# Do you leave ears and tail?



## Alcibides (Feb 14, 2012)

Lucky had a really short haircut (a bit heartbreaking actually) today-the groomer assured me we'd love it. She was wrong. Anyways, he's still a great little guy whom we adore and I'm sure this crew cut will eventually grow. My question is this: I asked the groomer not to cut his ears or tail, but since she made the rest so short, his big tail and floppy ears give him sort of a Dr. Seus look. Should they be trimmed as well or will the hair grow in and catch up with them. Here's a picture below to see what I mean. Thanks.


----------



## TilliesMom (Sep 30, 2010)

wow, they trimmed his beard too, I see....

Tillie was shaved down at 9 months and I asked to leave her HEAD (not just ears) and tail alone. She looked like a bobble head for quite some time, but the hair all caught up fast, it seems the hair on their bodies grow at a MUCH faster rate than the hair on thier heads.


----------



## Tuss (Apr 22, 2012)

You could trim them a bit with thinning shears so he doesn't look so disproportionate, but i would just leave it for now and see how it looks when he starts to grow back in.

And, take a photo, put "hate" on it and keep it for when you go back to the groomer when she suggests the same cut again and tells you how much you are going to love it. I swear some of the groomers just know how to do 1 cut on small dogs and that's all they do.


----------



## whimsy (Apr 3, 2010)

aww...still sweet looking tho!! It should grow back quickly and I wouldn't do anything more right now.


----------



## jabojenny (Sep 18, 2011)

Alcibides said:


> I asked the groomer not to cut his ears or tail, but since she made the rest so short, his big tail and floppy ears give him sort of a Dr. Seus look.


Kind of like a Lorax?ound:


I think he looks cute. Timmy's hair grows back pretty quick, he's pretty short too when I get him groomed. I don't have them cut his tail or ears and just the last time I had them trim his beard a bit since he was chewing on it. I told them under no circumstance to shave the top of his muzzle, which they don't. I can't tell from Lucky's pix, did they shave the top of his muzzle? Anyway, he's adorable, and hair grows back, quicker then you think!
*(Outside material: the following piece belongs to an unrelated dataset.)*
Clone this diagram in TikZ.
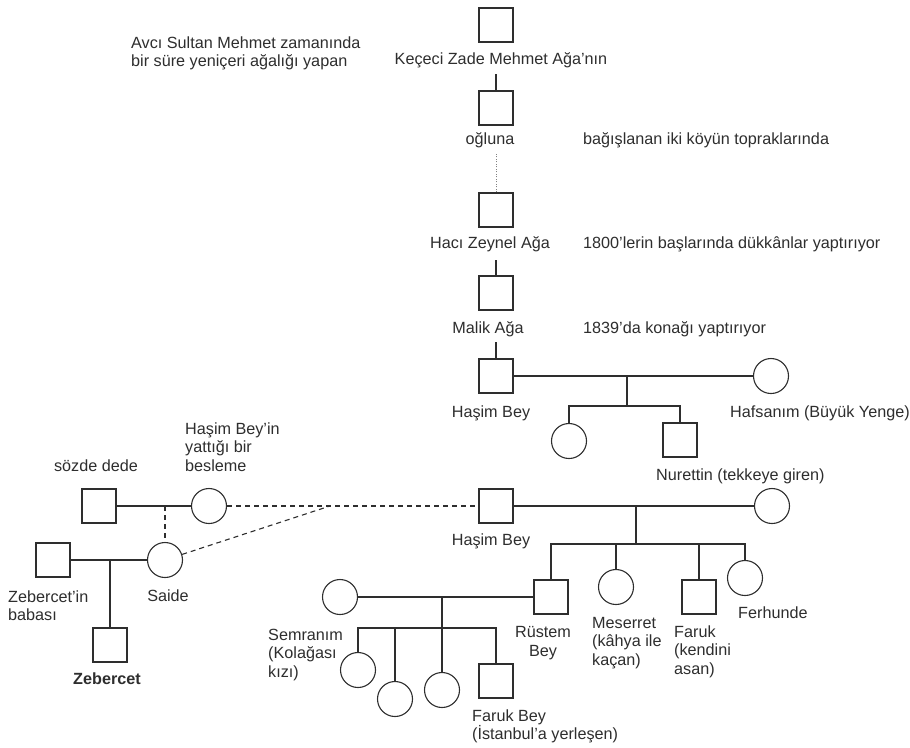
\documentclass[tikz,border=0pt]{standalone}
\usepackage{fontspec}
\setmainfont{Liberation Sans}
\usetikzlibrary{calc}
\definecolor{ink}{HTML}{2E2E2E}
\begin{document}
\begin{tikzpicture}[x=1pt,y=-1pt,
  every node/.style={font=\fontsize{16.2}{18.5}\selectfont, text=ink},
  sq/.style={draw=ink, line width=1.1pt, rectangle, minimum size=34pt, inner sep=0pt},
  ci/.style={draw=ink, line width=1.1pt, circle, minimum size=35pt, inner sep=0pt},
  lbl/.style={inner sep=0pt, anchor=base},
  lbll/.style={inner sep=0pt, anchor=base west, align=left},
  ln/.style={draw=ink, line width=1.1pt},
  dsh/.style={draw=ink, line width=1.1pt, dash pattern=on 5pt off 4pt},
  dotl/.style={draw=ink!60, line width=0.8pt, dash pattern=on 1pt off 1.5pt}]
\useasboundingbox (0,0) rectangle (910,747);
\fill[white] (0,0) rectangle (910,747);

% top lineage (multi-line labels are placed at the baseline of their last line)
\node[lbll] (avci) at (131,66.5) {Avcı Sultan Mehmet zamanında\\bir süre yeniçeri ağalığı yapan};
\node[sq] (k1) at (496,25) {};
\node[lbl] (lk1) at (501,64) {Keçeci Zade Mehmet Ağa'nın};
\node[sq] (k2) at (496,108) {};
\node[lbl] (lk2) at (490,144) {oğluna};
\node[lbll] (bag) at (583,144) {bağışlanan iki köyün topraklarında};
\node[sq] (k3) at (496,210) {};
\node[lbl] (lk3) at (490,248) {Hacı Zeynel Ağa};
\node[lbll] (n1800) at (583,248) {1800'lerin başlarında dükkânlar yaptırıyor};
\node[sq] (k4) at (496,293) {};
\node[lbl] (lk4) at (488,333) {Malik Ağa};
\node[lbll] (n1839) at (583,333) {1839'da konağı yaptırıyor};
\node[sq] (h1) at (496,376) {};
\node[lbl] (lh1) at (491,417) {Haşim Bey};
\node[ci] (hafsa) at (771,376) {};
\node[lbll] (lhafsa) at (730,417) {Hafsanım (Büyük Yenge)};
\node[ci] (c1) at (569,441) {};
\node[sq] (nur) at (680,440) {};
\node[lbll] (lnur) at (656,480) {Nurettin (tekkeye giren)};

\draw[ln] (k2.north) -- ($(k2.north |- lk1.base)+(0,10)$);
\draw[dotl] (k3.north) -- ($(k3.north |- lk2.base)+(0,9)$);
\draw[ln] (k4.north) -- ($(k4.north |- lk3.base)+(0,12)$);
\draw[ln] (h1.north) -- ($(h1.north |- lk4.base)+(0,9)$);
\draw[ln] (h1.east) -- (hafsa.west);
\coordinate (m1) at (627,376);
\coordinate (b1) at (627,406);
\draw[ln] (m1) -- (b1);
\draw[ln] (c1.north) |- (b1) -| (nur.north);

% second Hasim Bey family
\node[sq] (h2) at (496,506) {};
\node[lbl] (lh2) at (491,545) {Haşim Bey};
\node[ci] (w2) at (772,506) {};
\draw[ln] (h2.east) -- (w2.west);
\coordinate (m2) at (636,506);
\coordinate (b2) at (636,544);
\node[sq] (rus) at (551,597) {};
\node[ci] (mes) at (616,587) {};
\node[sq] (far) at (699,597) {};
\node[ci] (fer) at (745,578) {};
\draw[ln] (m2) -- (b2);
\draw[ln] (rus.north) |- (b2) -| (fer.north);
\draw[ln] (mes.north) -- (mes.north |- b2);
\draw[ln] (far.north) -- (far.north |- b2);
\node[lbl, align=center] (lrus) at (543,656) {Rüstem\\Bey};
\node[lbll] (lmes) at (592,665) {Meserret\\(kâhya ile\\kaçan)};
\node[lbll] (lfar) at (674,674) {Faruk\\(kendini\\asan)};
\node[lbll] (lfer) at (738,618) {Ferhunde};

% Rustem Bey family
\node[ci] (sem) at (340,597) {};
\draw[ln] (sem.east) -- (rus.west);
\coordinate (m3) at (442,597);
\coordinate (b3) at (442,628);
\node[ci] (g1) at (358,670) {};
\node[ci] (g2) at (395,699) {};
\node[ci] (g3) at (442,690) {};
\node[sq] (g4) at (496,681) {};
\draw[ln] (m3) -- (g3.north);
\draw[ln] (g1.north) |- (b3) -| (g4.north);
\draw[ln] (g2.north) -- (g2.north |- b3);
\node[lbll] (lsem) at (268,677) {Semranım\\(Kolağası\\kızı)};
\node[lbll] (lg4) at (472,739.5) {Faruk Bey\\(İstanbul'a yerleşen)};

% left family
\node[sq] (dede) at (99,506) {};
\node[lbl] (ldede) at (96,471) {sözde dede};
\node[ci] (bes) at (209,506) {};
\node[lbll] (lbes) at (185,471) {Haşim Bey'in\\yattığı bir\\besleme};
\draw[ln] (dede.east) -- (bes.west);
\coordinate (m4) at (165,506);
\node[ci] (sai) at (165,560) {};
\draw[dsh] (m4) -- (sai.north);
\node[lbl] (lsai) at (168,601) {Saide};
\node[sq] (bab) at (53,560) {};
\node[lbll] (lbab) at (8,620.5) {Zebercet'in\\babası};
\draw[ln] (bab.east) -- (sai.west);
\coordinate (m5) at (110,560);
\node[sq] (zeb) at (110,645) {};
\draw[ln] (m5) -- (zeb.north);
\node[lbl, font=\fontsize{16.2}{18.5}\selectfont\bfseries] (lzeb) at (107,684) {Zebercet};
\draw[dsh] (bes.east) -- (h2.west);
\coordinate (j) at (330,506);
\draw[dsh] (sai) -- (j);
\end{tikzpicture}
\end{document}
I posted some of these pics in the October challenge, but this is Tim just a couple days after his grooming. Don't know if it helps not


----------



## Momo means Peach (Jun 7, 2011)

I specifically ask them not to cut ears and tail. I like the long look compared to the shortness of the rest. In Momo's case, her ears and tail are silky and not very thick. Her ears when they get long do a flip. It's hard to tell with Ume at this point whether he'll have the same because he's still growing his.


----------



## Alcibides (Feb 14, 2012)

I posted some of these pics in the October challenge, but this is Tim just a couple days after his grooming. Don't know if it helps not

[/QUOTE]

Does help. Can bring it along next time. Thanks so much and what a beautiful boy you have. Adorable.


----------



## Alcibides (Feb 14, 2012)

Thanks all. Yes they did trim his muzzle. Will remember to ask not to next time. Except for a friend who laughed hard when she first saw him (Lucky seemed embarrassed), he seems quite proud of his new look or at least content with it and it is kind of fun to see his real shape (who knew he had long legs?). His short coat feels likes velvet as opposed to the long cashmere he usually wears and it is pretty cool to see his beautiful face. I'm reassured that the tail and ears long was the right way to go and I WILL take photos every week as you recommend. So helpful. This forum is such a great resource. Bless you all.


----------



## marlowe'sgirl (Jun 17, 2010)

He looks cute!

I always ask for them to leave head and tail. Our last body trim was WAY shorter than normal and he looked like a bobble-head for a few months. Hair grows.


----------



## sandypaws (Aug 8, 2012)

Yesterday I posted on my introduction page a couple of pictures of Tyler with his puppy clip which he has had for the last 10 years. I do have his ears, mustache and beard trimmed, but not his muzzle or tail. I'm posting one of the pictures again for you to see how that looks. Don't worry about the body as it does grow fast. Tyler is trimmed every six weeks and by that time his body has started to look shaggy!


----------



## gertchie (Jan 28, 2012)

I think they are all adorable! The hair grows back...I had Ozzie cut super short at the beginning of the summer because he was blowing coat, trimmed up about 6 weeks ago and now he will have another cut tomorrow. I love him fluffy and I love him with a puppy cut! I think I want to just get his ears shaped and leave his tail alone for now.


----------



## jabojenny (Sep 18, 2011)

Absolutely feel free to take along with you. I have also posted some other pictures or Timmy, not in costume, so feel free to look at some of my other posts for pics as well.


----------



## sandypaws (Aug 8, 2012)

Chica looks adorable with the new puppy cut. Tyler is glad that he could help out. His groomer, who is awesome, will be flattered when I tell her how some of you used his picture to show your groomers. Thanks for the compliment.


----------